N’est-ce pas une raison suffisante pour ne pas tergiverser ? La réponse immédiate d’Elisée qui immole un couple de bœufs et le donne à manger à ses proches, nous interpelle. Comme Abraham, le successeur d’Elie va tout quitter mais dans un geste de partage et de communion. Toute vocation personnelle appelle au partage de ce que le Seigneur nous donne (terre, biens, dons personnels) dans un esprit de fête : tel est le but de la création et de toute vie humaine. Cette merveilleuse perspective s’exprimera au travers de l’action d’Elisée comme ce fut le cas d’Elie et pour tous ceux qui, aujourd’hui encore, sont touchés par la Parole de Dieu.
Nous devons encore noter comment le passage se fait d’Elie à Elisée : le charisme d’Elie est transmis dans le manteau qu’il lui jette sur le dos.
« Le manteau est la caractéristique de la mission dont le prophète est investi », il est chargé de sa force prophétique. Ce n’est que plus tard, au départ d’Elie, qu’Elisée ramassera son manteau et qu’il assumera toute sa tâche.
Une phrase d’Elie est difficile à comprendre : « Va-t-en, retourne là bas ! Je n’ai rien fait ». La TOB dans sa traduction écrit : « Va et reviens, car tu sais ce que je t’ai fait ».

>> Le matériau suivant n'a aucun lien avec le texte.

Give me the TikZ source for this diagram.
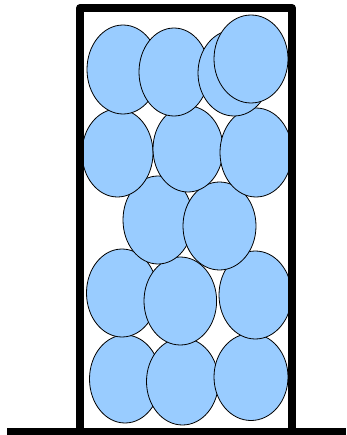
\documentclass[tikz,border=0pt]{standalone}
\definecolor{BallBlue}{RGB}{153,204,255}
\begin{document}
\begin{tikzpicture}[x=1pt, y=-1pt,
    ball/.style={draw=black, fill=BallBlue, line width=0.8pt},
    wall/.style={draw=black, line width=8pt, line join=round}]
                \useasboundingbox (0,0) rectangle (346,435);

                % Balls, bottom row first so upper rows lie on top
                \foreach \cx/\cy/\rx/\ry in {125/379/35.5/44, 182.5/381.5/36/43.5, 251/377/37/43.5,
                                             122/293/35.5/44, 180.3/301/36.3/44, 255.3/295/36.3/44,
                                             158/220/35/44, 219.5/226/36.5/44,
                                             117.5/153/35.5/44, 188/149/35/43, 256/152.5/36/44.5,
                                             123/69.5/36/44.5, 174/72/35/44, 234/73/36/43, 251/59/37/44}
                    \draw[ball] (\cx,\cy) ellipse [x radius=\rx, y radius=\ry];

                % Container walls
                \draw[wall] (80,431) -- (80,8) -- (292,8) -- (292,431);

                % Floor
                \draw[wall] (7,431.5) -- (346,431.5);
\end{tikzpicture}
\end{document}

« Cette traduction suggère qu’Elie, interprétant la demande d’Elisée comme une hésitation, voudrait annuler le geste symbolique d’appel. Devant ce qui apparaît comme une rétractation, Elisée au lieu de prendre congé de ses parents, rompt définitivement avec sa vie antérieure. La destruction de son attelage et l’abattage des bœufs rendent tout retour en arrière impossible » Feu Nouveau p. 70.
Elie a lancé son manteau et ne l’a pas repris. Elisée est libre mais l’appel qu’il reçoit est radical et il ne peut y répondre sans une rupture radicale. C’est ce qu’il accomplit d’ailleurs avant de rejoindre le prophète en immolant et sacrifiant ce qui faisait son quotidien Elie.
Quel sens peut avoir ce manteau pour nous ? C’est le Christ que nous avons revêtu au baptême et qui nous a libérés afin que nous soyons vraiment libres. (2e lecture)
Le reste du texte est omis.